À 13 heures, un médecin et une ingénieure déposent une gerbe de fleurs dans la salle, « en hommage aux martyrs de la justice et de la nation ». Puis, guidés par le bâtonnier de Beyrouth Melhem Khalaf, les participants se rendent à pied vers le Musée de Beyrouth, où une gerbe de fleurs est également posée devant le monument du Soldat inconnu.
Un pays-message par choix
« Nous ne permettrons plus d’être plongés dans des conflits absurdes, ni dans des processus de dégradation et d’effondrement, encore moins dans la provocation », lance Melhem Khalaf, au nom des organisateurs. À L’Orient-Le Jour, il affirme que « pour contrer les images de samedi, il faudrait montrer une autre image, celle d’une communauté civile présente et consciente que ce pays a un message ». « Ce pays-message est basé sur le vivre-ensemble, ajoute-t-il. Ce n’est pas un accident de l’histoire. C’est un choix de vie que nous sommes en train de manifester pour donner de l’espoir aux gens venus aujourd’hui à cette place symbolique, mais aussi pour poser les jalons du deuxième centenaire du Liban. On ne fera pas tomber l’espérance dans ce pays. Ce message d’espoir et d’espérance, nous le devons comme un choix de vie, non seulement pour nous-mêmes, mais pour l’humanité qui a besoin de savoir comment gérer une diversité dans l’unité. »

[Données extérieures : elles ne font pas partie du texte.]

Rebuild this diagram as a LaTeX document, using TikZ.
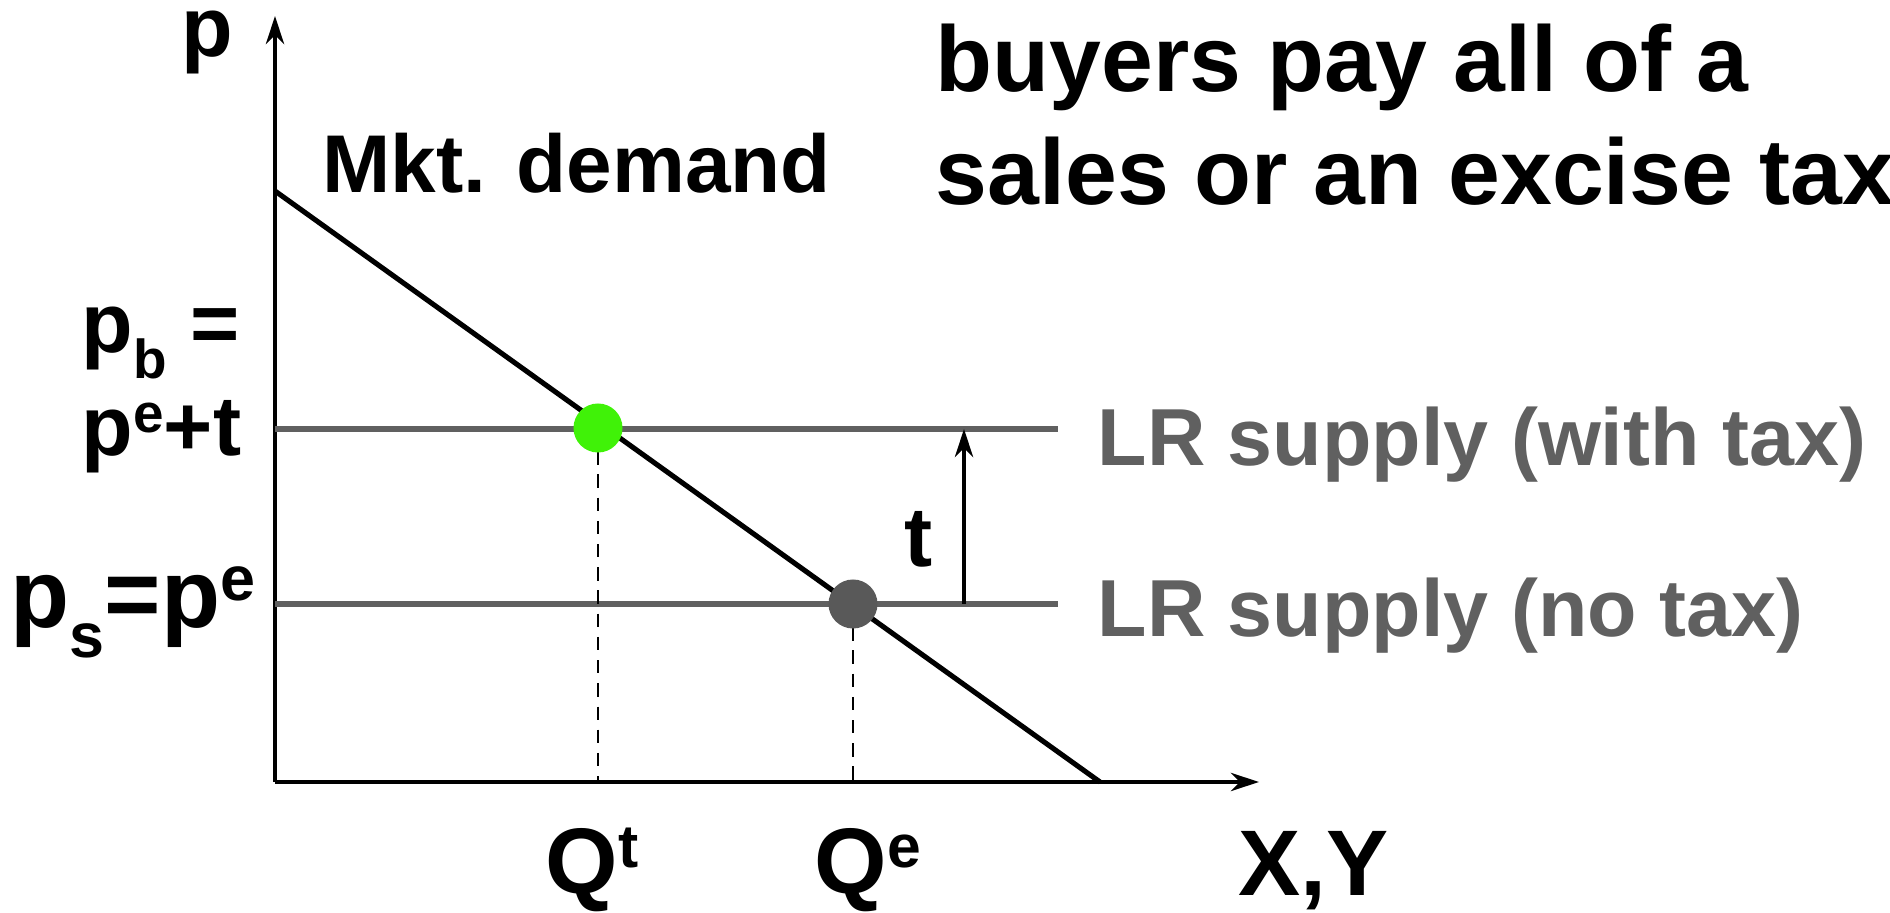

Le père Khalil Chalfoun, président de l’Université la Sagesse, explique que ce rassemblement « est une prise de position contre toute sorte de violence civile », soulignant que les scènes de samedi soir « donnent l’impression de revenir au début de la guerre civile ». « C’est une prise de position pour ne plus revivre ce que nous avons vécu il y a plus de trente ans et pour dépasser toute forme de haine confessionnelle dans le respect des croyances des uns et des autres, insiste-t-il. Nous espérons que toute forme de manifestation sera en faveur de la justice et que nous puissions appuyer tout effort d’indépendance de la justice pour servir la vérité. Un pays qui ne respecte pas la justice ne peut pas former des citoyens responsables. »
Pour le président de l’ordre des médecins de Beyrouth, Charaf Abou Charaf, nous « n’avons d’autres choix que de nous entraider pacifiquement pour sortir du gouffre dans lequel nous nous enlisons ». « Nous refusons de revenir à la guerre de 1975, comme nous refusons les guerres confessionnelles », renchérit de son côté la présidente de l’ordre des infirmières et infirmiers du Liban, Myrna Doumit.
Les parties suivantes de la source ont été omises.